Output the material exactly, but drop every image it holds.

--- begin ---

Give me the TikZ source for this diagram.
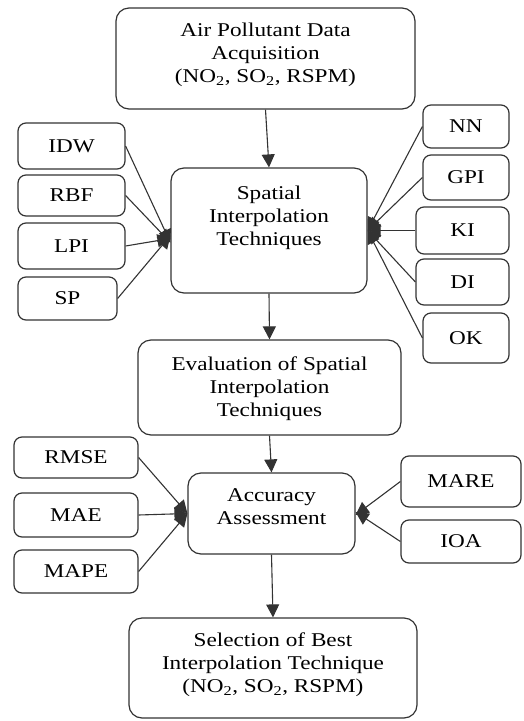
\documentclass[tikz,border=0pt]{standalone}
\usepackage{fontspec}
\setmainfont{Liberation Serif}[FakeStretch=1.19]
\usetikzlibrary{arrows.meta,calc}
\definecolor{edge}{HTML}{333333}
\tikzset{
  box/.style={draw=edge, line width=1.2pt, rounded corners=13pt, inner sep=0pt},
  smallbox/.style={draw=edge, line width=1.2pt, rounded corners=8pt, inner sep=0pt,
    font=\fontsize{19.5}{23}\selectfont},
  txt/.style={align=center, inner sep=0pt, font=\fontsize{19.5}{23}\selectfont},
  conn/.style={draw=edge, line width=1.1pt, -{Triangle[length=13pt,width=13pt]}}
}
\begin{document}
\begin{tikzpicture}[x=1pt,y=-1pt]
\useasboundingbox (0,0) rectangle (523,721);

% main flow boxes
\node[box, minimum width=299pt, minimum height=101pt] (acq) at (265.5,58.5) {};
\node[txt] (acqtxt) at (265.5,55) {Air Pollutant Data\\Acquisition\\(NO\textsubscript{2}, SO\textsubscript{2}, RSPM)};

\node[box, minimum width=196pt, minimum height=125pt] (spatial) at (269,230.5) {};
\node[txt] (spatialtxt) at (269,218) {Spatial\\Interpolation\\Techniques};

\node[box, minimum width=263pt, minimum height=95pt] (eval) at (269.5,387.5) {};
\node[txt] (evaltxt) at (269.5,389) {Evaluation of Spatial\\Interpolation\\Techniques};

\node[box, minimum width=167pt, minimum height=81pt] (acc) at (271.5,513.5) {};
\node[txt] (acctxt) at (271.5,507) {Accuracy\\Assessment};

\node[box, minimum width=288pt, minimum height=100pt] (sel) at (273,668) {};
\node[txt] (seltxt) at (273,665) {Selection of Best\\Interpolation Technique\\(NO\textsubscript{2}, SO\textsubscript{2}, RSPM)};

% interpolation methods, left
\node[smallbox, minimum width=107pt, minimum height=46pt] (idw) at (71.5,146) {IDW};
\node[smallbox, minimum width=107pt, minimum height=41pt] (rbf) at (71.5,195.5) {RBF};
\node[smallbox, minimum width=107pt, minimum height=46pt] (lpi) at (71.5,246) {LPI};
\node[smallbox, minimum width=99pt, minimum height=43pt] (sp) at (67.5,298.5) {SP};

% interpolation methods, right
\node[smallbox, minimum width=86pt, minimum height=43pt] (nn) at (466,126.5) {NN};
\node[smallbox, minimum width=86pt, minimum height=45pt] (gpi) at (466,177.5) {GPI};
\node[smallbox, minimum width=93pt, minimum height=47pt] (ki) at (462.5,230.5) {KI};
\node[smallbox, minimum width=93pt, minimum height=46pt] (di) at (462.5,282) {DI};
\node[smallbox, minimum width=86pt, minimum height=50pt] (ok) at (466,338) {OK};

% error measures
\node[smallbox, minimum width=124pt, minimum height=41pt] (rmse) at (76,457.5) {RMSE};
\node[smallbox, minimum width=124pt, minimum height=44pt] (mae) at (76,515) {MAE};
\node[smallbox, minimum width=124pt, minimum height=43pt] (mape) at (76,571.5) {MAPE};
\node[smallbox, minimum width=120pt, minimum height=51pt] (mare) at (461,481.5) {MARE};
\node[smallbox, minimum width=120pt, minimum height=43pt] (ioa) at (461,541.5) {IOA};

% vertical flow
\draw[conn] (acq.south) -- (spatial.north);
\draw[conn] (spatial.south) -- (eval.north);
\draw[conn] (eval.south) -- (acc.north);
\draw[conn] (acc.south) -- (sel.north);

% methods into the technique box
\draw[conn] (idw.east) -- ($(spatial.west)+(0,12)$);
\draw[conn] (rbf.east) -- ($(spatial.west)+(0,12)$);
\draw[conn] (lpi.east) -- ($(spatial.west)+(0,8)$);
\draw[conn] (sp.east) -- ($(spatial.west)+(0,5)$);
\draw[conn] (nn.west) -- (spatial.east);
\draw[conn] (gpi.west) -- (spatial.east);
\draw[conn] (ki.west) -- (spatial.east);
\draw[conn] (di.west) -- (spatial.east);
\draw[conn] (ok.west) -- (spatial.east);

% measures into the assessment box
\draw[conn] (rmse.east) -- (acc.west);
\draw[conn] (mae.east) -- (acc.west);
\draw[conn] (mape.east) -- (acc.west);
\draw[conn] (mare.west) -- ($(acc.east)+(0,1.5)$);
\draw[conn] (ioa.west) -- ($(acc.east)+(0,-1.5)$);
\end{tikzpicture}
\end{document}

--- end ---

■ WORKED ANSWER:
Give me the TikZ source for this diagram.
\documentclass[tikz,border=0pt]{standalone}
\usepackage{fontspec}
\setmainfont{Liberation Serif}[FakeStretch=1.19]
\usetikzlibrary{arrows.meta,calc}
\definecolor{edge}{HTML}{333333}
\tikzset{
  box/.style={draw=edge, line width=1.2pt, rounded corners=13pt, inner sep=0pt},
  smallbox/.style={draw=edge, line width=1.2pt, rounded corners=8pt, inner sep=0pt,
    font=\fontsize{19.5}{23}\selectfont},
  txt/.style={align=center, inner sep=0pt, font=\fontsize{19.5}{23}\selectfont},
  conn/.style={draw=edge, line width=1.1pt, -{Triangle[length=13pt,width=13pt]}}
}
\begin{document}
\begin{tikzpicture}[x=1pt,y=-1pt]
\useasboundingbox (0,0) rectangle (523,721);

% main flow boxes
\node[box, minimum width=299pt, minimum height=101pt] (acq) at (265.5,58.5) {};
\node[txt] (acqtxt) at (265.5,55) {Air Pollutant Data\\Acquisition\\(NO\textsubscript{2}, SO\textsubscript{2}, RSPM)};

\node[box, minimum width=196pt, minimum height=125pt] (spatial) at (269,230.5) {};
\node[txt] (spatialtxt) at (269,218) {Spatial\\Interpolation\\Techniques};

\node[box, minimum width=263pt, minimum height=95pt] (eval) at (269.5,387.5) {};
\node[txt] (evaltxt) at (269.5,389) {Evaluation of Spatial\\Interpolation\\Techniques};

\node[box, minimum width=167pt, minimum height=81pt] (acc) at (271.5,513.5) {};
\node[txt] (acctxt) at (271.5,507) {Accuracy\\Assessment};

\node[box, minimum width=288pt, minimum height=100pt] (sel) at (273,668) {};
\node[txt] (seltxt) at (273,665) {Selection of Best\\Interpolation Technique\\(NO\textsubscript{2}, SO\textsubscript{2}, RSPM)};

% interpolation methods, left
\node[smallbox, minimum width=107pt, minimum height=46pt] (idw) at (71.5,146) {IDW};
\node[smallbox, minimum width=107pt, minimum height=41pt] (rbf) at (71.5,195.5) {RBF};
\node[smallbox, minimum width=107pt, minimum height=46pt] (lpi) at (71.5,246) {LPI};
\node[smallbox, minimum width=99pt, minimum height=43pt] (sp) at (67.5,298.5) {SP};

% interpolation methods, right
\node[smallbox, minimum width=86pt, minimum height=43pt] (nn) at (466,126.5) {NN};
\node[smallbox, minimum width=86pt, minimum height=45pt] (gpi) at (466,177.5) {GPI};
\node[smallbox, minimum width=93pt, minimum height=47pt] (ki) at (462.5,230.5) {KI};
\node[smallbox, minimum width=93pt, minimum height=46pt] (di) at (462.5,282) {DI};
\node[smallbox, minimum width=86pt, minimum height=50pt] (ok) at (466,338) {OK};

% error measures
\node[smallbox, minimum width=124pt, minimum height=41pt] (rmse) at (76,457.5) {RMSE};
\node[smallbox, minimum width=124pt, minimum height=44pt] (mae) at (76,515) {MAE};
\node[smallbox, minimum width=124pt, minimum height=43pt] (mape) at (76,571.5) {MAPE};
\node[smallbox, minimum width=120pt, minimum height=51pt] (mare) at (461,481.5) {MARE};
\node[smallbox, minimum width=120pt, minimum height=43pt] (ioa) at (461,541.5) {IOA};

% vertical flow
\draw[conn] (acq.south) -- (spatial.north);
\draw[conn] (spatial.south) -- (eval.north);
\draw[conn] (eval.south) -- (acc.north);
\draw[conn] (acc.south) -- (sel.north);

% methods into the technique box
\draw[conn] (idw.east) -- ($(spatial.west)+(0,12)$);
\draw[conn] (rbf.east) -- ($(spatial.west)+(0,12)$);
\draw[conn] (lpi.east) -- ($(spatial.west)+(0,8)$);
\draw[conn] (sp.east) -- ($(spatial.west)+(0,5)$);
\draw[conn] (nn.west) -- (spatial.east);
\draw[conn] (gpi.west) -- (spatial.east);
\draw[conn] (ki.west) -- (spatial.east);
\draw[conn] (di.west) -- (spatial.east);
\draw[conn] (ok.west) -- (spatial.east);

% measures into the assessment box
\draw[conn] (rmse.east) -- (acc.west);
\draw[conn] (mae.east) -- (acc.west);
\draw[conn] (mape.east) -- (acc.west);
\draw[conn] (mare.west) -- ($(acc.east)+(0,1.5)$);
\draw[conn] (ioa.west) -- ($(acc.east)+(0,-1.5)$);
\end{tikzpicture}
\end{document}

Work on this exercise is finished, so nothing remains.